The reason I'm thinking about anchovies is because I recently came across the anchovy pear, and after the gravy debacle I must say it gave me pause. Research proved at first only more confusing because the scientific name of the anchovy pear is Grias cauliflora, and a cauliflower is of course a vegetable and neither fruit nor fish. In fact, the anchovy pear is said to resemble in taste a mango. 

To make matters even worse, the tree on which the anchovy pear grows occurs in Jamaica and South America, whereas the anchovy itself is to be found off southern Europe, and even there very seldom up trees.

So how on earth has the anchovy pear got saddled with the name anchovy? I mean, it's not a fish, and it's not salty. A fruit doesn't have hundreds of very tiny bones. A fruit can't swim (though the anchovy pear can float). 

So is the name anchovy a failed attempt to pronounce some native word, or...

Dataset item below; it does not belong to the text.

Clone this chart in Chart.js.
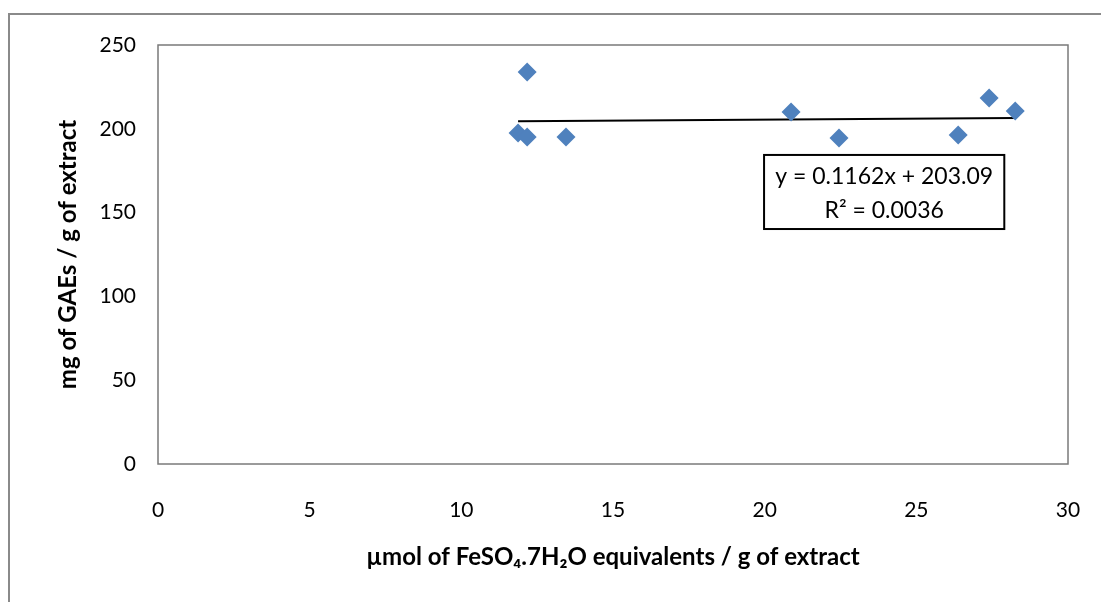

...ah. At last! I've found the answer. 

The name anchovy pear was given to the fruit in the 1700s because it was used a lot as an hors d'oeuvre, just as were anchovies.

Though presumably not on the same dish.

Word To Use Today: anchovy. Anchovies are small members of the herring family. The word comes from the Spanish anchova, perhaps from the Greek aphuē, small fish. Cauliflory is the habit of some plants to form flowers on their trunks or branches rather than on the ends of their twigs.